Flying in the face of opera’s reputation for being overpriced, elitist, and long-winded, the Arcola Theatre has launched its tenth-anniversary Grimeborn festival.
The festival offers new works and reinvigorated classics in both theatrical and outdoor spaces around Hackney.
This year’s event, a rather grittier alternative to the prohibitively expensive Glyndebourne, is presenting sixteen new pieces of music theatre from the sublime to the psychopathic.
The festival opened with a production of Bela Bartok’s Bluebeard’s Castle, translated from Bela Balasz’ original Hungarian text, and performed in one-act. Daunted? Don’t be.

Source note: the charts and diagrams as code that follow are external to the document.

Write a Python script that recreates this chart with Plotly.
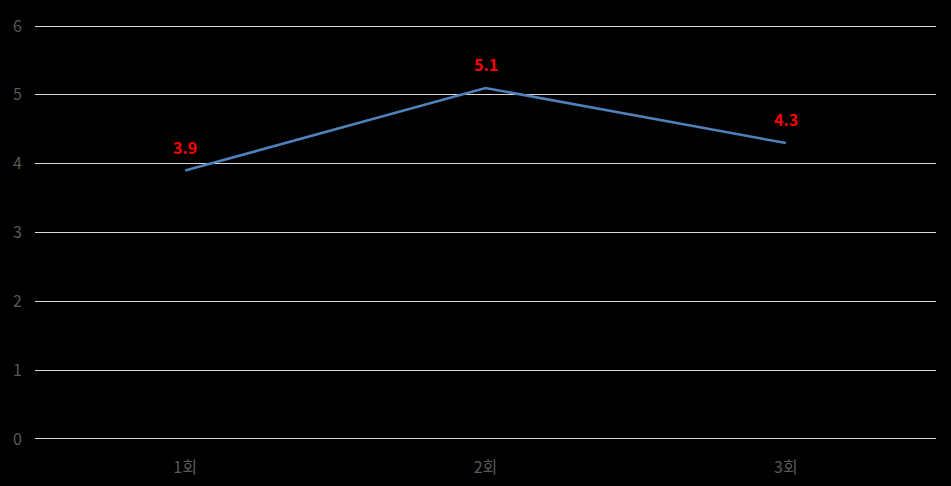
import plotly.graph_objects as go

categories = ["1회", "2회", "3회"]
values = [3.9, 5.1, 4.3]
y_ticks = [0, 1, 2, 3, 4, 5, 6]

fig = go.Figure()
fig.add_trace(go.Scatter(
    x=categories, y=values, mode="lines",
    line=dict(color="#4F81BD", width=2.5),
    showlegend=False, hoverinfo="skip",
))
for c, v in zip(categories, values):
    fig.add_annotation(x=c, y=v, text=f"<b>{v}</b>", showarrow=False,
                       yshift=24, font=dict(color="#FF0000", size=16,
                                            family="Noto Sans CJK KR"))
fig.update_layout(
    width=951, height=486,
    paper_bgcolor="#000000", plot_bgcolor="#000000",
    margin=dict(l=35, r=15, t=24, b=45),
    font=dict(family="Noto Sans CJK KR", color="#595959", size=16),
)
fig.update_xaxes(range=[-0.5, 2.5], showgrid=False, zeroline=False, showline=False,
                 ticks="", ticklabelstandoff=15, automargin=False,
                 tickfont=dict(color="#595959", size=16))
fig.update_yaxes(range=[-0.03, 6.03], tickvals=y_ticks, showgrid=True, gridcolor="#D9D9D9",
                 gridwidth=1, zeroline=False, showline=False, ticks="",
                 ticklabelstandoff=12, automargin=False,
                 tickfont=dict(color="#595959", size=16))
fig.write_html("out.html", config={"displayModeBar": False},
               post_script="document.body.style.margin='0';document.body.style.background='#000';")
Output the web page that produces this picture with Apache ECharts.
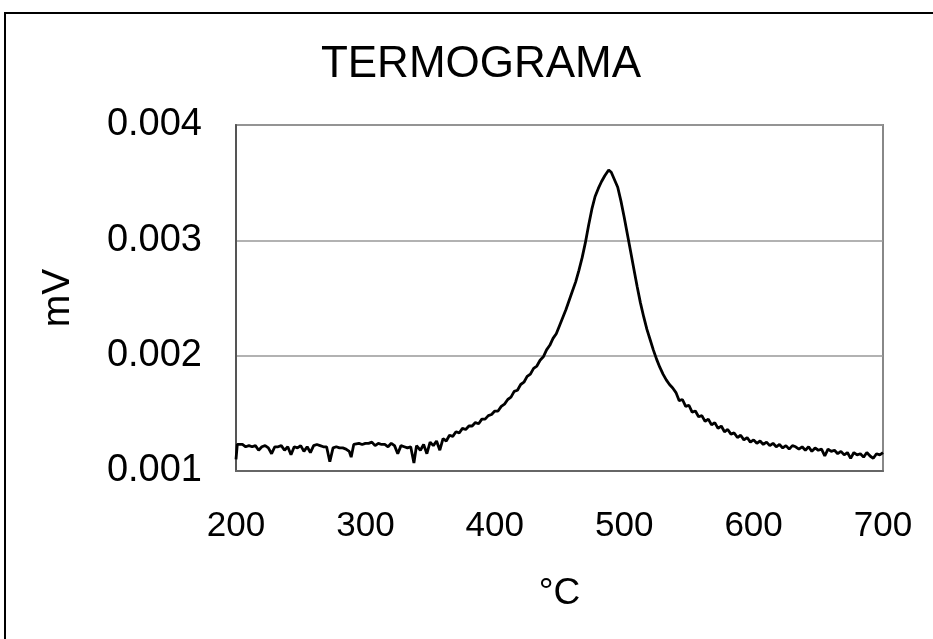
<!DOCTYPE html>
<html>
<head>
<meta charset="utf-8">
<script src="https://cdn.jsdelivr.net/npm/echarts@6/dist/echarts.min.js"></script>
<style>
  html, body { margin: 0; padding: 0; background: #fff; }
  #chart { width: 933px; height: 639px; }
</style>
</head>
<body>
<div id="chart"></div>
<script>
const temps = [
  200, 201, 202.5, 205, 207.5, 210, 212.5, 215, 217.5, 220, 222.5, 225, 227.5, 230, 232.5, 235, 237.5, 240, 242.5, 245,
  247.5, 250, 252.5, 255, 257.5, 260, 262.5, 265, 267.5, 270, 272.5, 275, 277.5, 280, 282.5, 285, 287.5, 289, 291, 292.5,
  295, 297.5, 300, 302.5, 305, 307.5, 310, 312.5, 315, 317.5, 320, 322.5, 325, 327.5, 330, 332.5, 335, 337.5, 339.5, 342.5,
  345, 347.5, 350, 352.5, 355, 357.5, 360, 362.5, 365, 367.5, 370, 372.5, 375, 377.5, 380, 382.5, 385, 387.5, 390, 392.5,
  395, 397.5, 400, 402.5, 405, 407.5, 410, 412.5, 415, 417.5, 420, 422.5, 425, 427.5, 430, 432.5, 435, 437.5, 440, 442.5,
  445, 447.5, 450, 455, 460, 462.5, 465, 467.5, 470, 472.5, 475, 477.5, 480, 482.5, 485, 488, 490, 495, 497.5, 500,
  502.5, 505, 507.5, 510, 512.5, 515, 517.5, 520, 522.5, 525, 527.5, 530, 532.5, 535, 537.5, 540, 542.5, 545, 547.5, 550,
  552.5, 555, 557.5, 560, 562.5, 565, 567.5, 570, 572.5, 575, 577.5, 580, 582.5, 585, 587.5, 590, 592.5, 595, 597.5, 600,
  602.5, 605, 607.5, 610, 612.5, 615, 617.5, 620, 622.5, 625, 627.5, 630, 632.5, 635, 637.5, 640, 642.5, 645, 647.5, 650,
  652.5, 655, 657.5, 660, 662.5, 665, 667.5, 670, 672.5, 675, 677.5, 680, 682.5, 685, 687.5, 690, 692.5, 695, 697.5, 700
];
const mV = [
  0.00110, 0.00123, 0.00122, 0.00123, 0.00121, 0.00122, 0.00121, 0.00122, 0.00118, 0.00121, 0.00122, 0.00120, 0.00115, 0.00121, 0.00121, 0.00122, 0.00118, 0.00121, 0.00114, 0.00121,
  0.00120, 0.00122, 0.00117, 0.00121, 0.00116, 0.00122, 0.00123, 0.00122, 0.00121, 0.00121, 0.00108, 0.00120, 0.00121, 0.00120, 0.00120, 0.00119, 0.00117, 0.00112, 0.00123, 0.00122,
  0.00124, 0.00123, 0.00124, 0.00124, 0.00125, 0.00122, 0.00124, 0.00123, 0.00123, 0.00121, 0.00124, 0.00122, 0.00115, 0.00122, 0.00121, 0.00120, 0.00121, 0.00107, 0.00122, 0.00118,
  0.00123, 0.00115, 0.00125, 0.00122, 0.00126, 0.00118, 0.00128, 0.00126, 0.00131, 0.00130, 0.00134, 0.00133, 0.00137, 0.00136, 0.00139, 0.00139, 0.00142, 0.00141, 0.00145, 0.00145,
  0.00148, 0.00149, 0.00152, 0.00152, 0.00156, 0.00158, 0.00162, 0.00164, 0.00169, 0.00170, 0.00175, 0.00177, 0.00182, 0.00184, 0.00189, 0.00191, 0.00196, 0.00199, 0.00205, 0.00209,
  0.00215, 0.00219, 0.00226, 0.00240, 0.00256, 0.00264, 0.00274, 0.00285, 0.00298, 0.00313, 0.00327, 0.00338, 0.00345, 0.00351, 0.00356, 0.00361, 0.00359, 0.00346, 0.00334, 0.00320,
  0.00305, 0.00290, 0.00275, 0.00260, 0.00246, 0.00234, 0.00223, 0.00214, 0.00205, 0.00197, 0.00190, 0.00184, 0.00179, 0.00175, 0.00172, 0.00168, 0.00161, 0.00162, 0.00156, 0.00157,
  0.00151, 0.00152, 0.00147, 0.00148, 0.00143, 0.00145, 0.00140, 0.00142, 0.00137, 0.00139, 0.00134, 0.00136, 0.00132, 0.00133, 0.00129, 0.00131, 0.00127, 0.00129, 0.00125, 0.00127,
  0.00124, 0.00126, 0.00123, 0.00125, 0.00122, 0.00124, 0.00121, 0.00123, 0.00120, 0.00122, 0.00119, 0.00122, 0.00121, 0.00119, 0.00121, 0.00118, 0.00121, 0.00117, 0.00120, 0.00118,
  0.00119, 0.00113, 0.00119, 0.00117, 0.00118, 0.00115, 0.00117, 0.00114, 0.00116, 0.00111, 0.00116, 0.00114, 0.00115, 0.00112, 0.00116, 0.00113, 0.00111, 0.00115, 0.00114, 0.00116
];
const xTicks = [200, 300, 400, 500, 600, 700];
const yTicks = [0.001, 0.002, 0.003, 0.004];

const font = '"Liberation Sans", Arial, sans-serif';
let myChart = echarts.init(document.getElementById("chart"));
myChart.setOption({
  animation: false,
  backgroundColor: "#fff",
  title: {
    text: "TERMOGRAMA",
    left: 476,
    textAlign: "center",
    top: 38,
    textStyle: { fontFamily: font, fontSize: 44, fontWeight: "normal", color: "#000" }
  },
  graphic: [
    {
      type: "rect",
      shape: { x: 5, y: 13, width: 1000, height: 1000 },
      style: { fill: "none", stroke: "#000", lineWidth: 2 },
      silent: true
    }
  ],
  grid: {
    left: 236,
    top: 125,
    right: 50,
    bottom: 168,
    show: true,
    borderColor: "#888",
    borderWidth: 2
  },
  xAxis: {
    type: "value",
    min: xTicks[0],
    max: xTicks[xTicks.length - 1],
    interval: 100,
    name: "°C",
    nameLocation: "middle",
    nameGap: 104,
    nameTextStyle: { fontFamily: font, fontSize: 37, color: "#000" },
    axisLine: { show: true, lineStyle: { color: "#666", width: 2 } },
    axisTick: { show: false },
    splitLine: { show: false },
    axisLabel: { fontFamily: font, fontSize: 35, color: "#000", margin: 38 }
  },
  yAxis: {
    type: "value",
    min: yTicks[0],
    max: yTicks[yTicks.length - 1],
    interval: 0.001,
    name: "mV",
    nameLocation: "middle",
    nameGap: 158,
    nameTextStyle: { fontFamily: font, fontSize: 39, color: "#000" },
    axisLine: { show: true, lineStyle: { color: "#555", width: 2 } },
    axisTick: { show: false },
    splitLine: { show: true, lineStyle: { color: "#999", width: 1.5 } },
    axisLabel: {
      fontFamily: font,
      fontSize: 38,
      color: "#000",
      margin: 34,
      formatter: v => v.toFixed(3)
    }
  },
  series: [
    {
      type: "line",
      data: temps.map((t, i) => [t, mV[i]]),
      showSymbol: false,
      lineStyle: { color: "#000", width: 2.8 },
      z: 3
    }
  ]
});
</script>
</body>
</html>
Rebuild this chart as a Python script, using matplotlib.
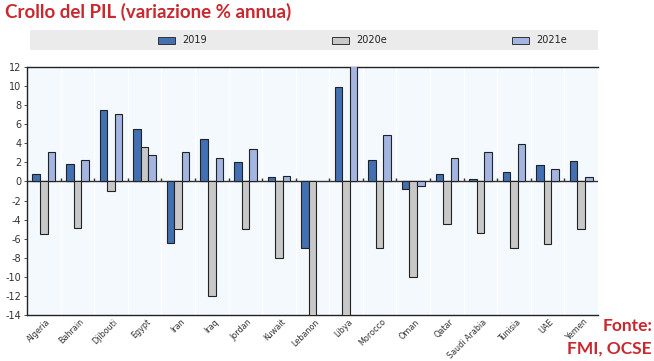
import matplotlib
matplotlib.use("Agg")
import matplotlib.pyplot as plt
import matplotlib.transforms as mtransforms
import numpy as np
from matplotlib.patches import Rectangle

# data (GDP growth, % per year)
countries = ["Algeria", "Bahrain", "Djibouti", "Egypt", "Iran", "Iraq", "Jordan", "Kuwait",
             "Lebanon", "Libya", "Morocco", "Oman", "Qatar", "Saudi Arabia", "Tunisia",
             "UAE", "Yemen"]
g2019 = [0.8, 1.8, 7.5, 5.5, -6.5, 4.5, 2.0, 0.5, -7.0, 9.9, 2.2, -0.8, 0.8, 0.3, 1.0, 1.7, 2.1]
g2020 = [-5.5, -4.9, -1.0, 3.6, -5.0, -12.0, -5.0, -8.0, -25.0, -66.7, -7.0, -10.0, -4.5,
         -5.4, -7.0, -6.6, -5.0]
g2021 = [3.1, 2.3, 7.1, 2.8, 3.1, 2.5, 3.4, 0.6, np.nan, 84.0, 4.9, -0.5, 2.5, 3.1, 3.9, 1.3, 0.5]
series_names = ["2019", "2020e", "2021e"]
yticks = list(range(-14, 13, 2))

colors = ["#4270B2", "#C8C8C8", "#A3B5E0"]
red = "#C8282E"

W, H = 654, 361
fig = plt.figure(figsize=(W / 100, H / 100), dpi=100)

# main plot area (pixel box 27..598 x 67..315)
ax = fig.add_axes([27 / W, 1 - 315 / H, (598 - 27) / W, (315 - 67) / H])
ax.set_facecolor("#F4F9FE")

x = np.arange(len(countries))
bw = 0.225
for k, vals in enumerate([g2019, g2020, g2021]):
    ax.bar(x + (k - 1) * bw, vals, bw, color=colors[k], edgecolor="#222222",
           linewidth=0.8, zorder=3)

ax.set_xlim(-0.5, len(countries) - 0.5)
ax.set_ylim(-14, 12)
ax.set_yticks(yticks)
ax.set_yticklabels([str(t) for t in yticks])
ax.tick_params(axis="y", length=2, width=0.6, pad=2, labelsize=7, colors="#333333")
ax.set_xticks(x)
ax.set_xticklabels(countries, rotation=45, ha="right", va="center", rotation_mode="anchor",
                   fontsize=5.8, color="#333333")
ax.tick_params(axis="x", length=0, pad=4)
# nudge labels a little right, like the original
shift = mtransforms.ScaledTranslation(5 / 100, 0, fig.dpi_scale_trans)
for lab in ax.get_xticklabels():
    lab.set_transform(lab.get_transform() + shift)

# faint boundaries between groups
bounds = x[:-1] + 0.5
for b in bounds:
    ax.axvline(b, color="white", lw=1.0, zorder=0.5)

# zero line with little ticks between groups
ax.axhline(0, color="#333333", lw=1.0, zorder=2)
ax.vlines(bounds, 0, 0.35, color="#333333", lw=1.0, zorder=2)

for s in ["left", "top", "bottom"]:
    ax.spines[s].set_color("#222222")
    ax.spines[s].set_linewidth(1.0)
ax.spines["right"].set_visible(False)

# legend band on top
lax = fig.add_axes([30 / W, 1 - 50 / H, (598 - 30) / W, 20 / H])
lax.set_facecolor("#EBEBEB")
lax.set_xlim(30, 598)
lax.set_ylim(0, 20)
for s in lax.spines.values():
    s.set_visible(False)
lax.set_xticks([])
lax.set_yticks([])
leg_x = [158, 332, 512]
for k, name in enumerate(series_names):
    lax.add_patch(Rectangle((leg_x[k], 6.5), 17, 7, facecolor=colors[k],
                            edgecolor="#333333", linewidth=0.7))
    lax.text(leg_x[k] + 24, 10, name, fontsize=7, va="center", ha="left", color="#222222")

# title and source
fig.text(5 / W, 1 - 12 / H, "Crollo del PIL (variazione % annua)", color=red,
         fontsize=13.5, fontweight="bold", family="Lato", va="center", ha="left")
fig.text(652 / W, 1 - 326 / H, "Fonte:", color=red, fontsize=12.5, fontweight="bold",
         family="Lato", va="center", ha="right")
fig.text(652 / W, 1 - 349 / H, "FMI, OCSE", color=red, fontsize=12.5, fontweight="bold",
         family="Lato", va="center", ha="right")

fig.savefig("out.png", dpi=100)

Following its huge success at the Olympic Park last year, this contemporary production was performed for free, outdoors, at none other than Gillett Square, where a cast of community performers manipulated huge, over-sized puppets through this dark tale of blood, tears and unruly husbands.
The setting for opening night was an impressive statement of intent for the seven weeks of festival to come, where almost every ticket is £15 or less and many of the shows come in under the hour mark.
That’s not to say that the rich majesty of some of opera’s more heavyweight material is not represented at Grimeborn 2016.
With Puccini’s classic Tosca, Mozart’s Marriage of Figaro, and Rimsky-Korsakov’s Mozart and Salieri, there is plenty to enjoy from the canon, revitalised for a contemporary audience.
The Hive is a work-in-progress showing of a new piece about psychopathic behaviour and the people who seek it out. The production is directed by Bill Bankes-Jones, who runs the Tête-à-Tête contemporary opera festival.
For anybody who saw the award-winning show Wot? No Fish!!, the closing event of the festival will be one to look out for.
In his most successful work, Danny Braverman recounted the heart-warming story of a shoebox full of his great uncle’s wage packets adorned with sketches designed to entertain his wife.
Braverman has now penned a musical for Grimeborn based on the songs of Labi Siffre. Something Inside So Strong opens in the first week of September.
There are specially-priced tickets for those 16 and under, suggesting most productions are suitable for young adults. It’s also worth noting that many of the shows run for only a night or two so best to book early.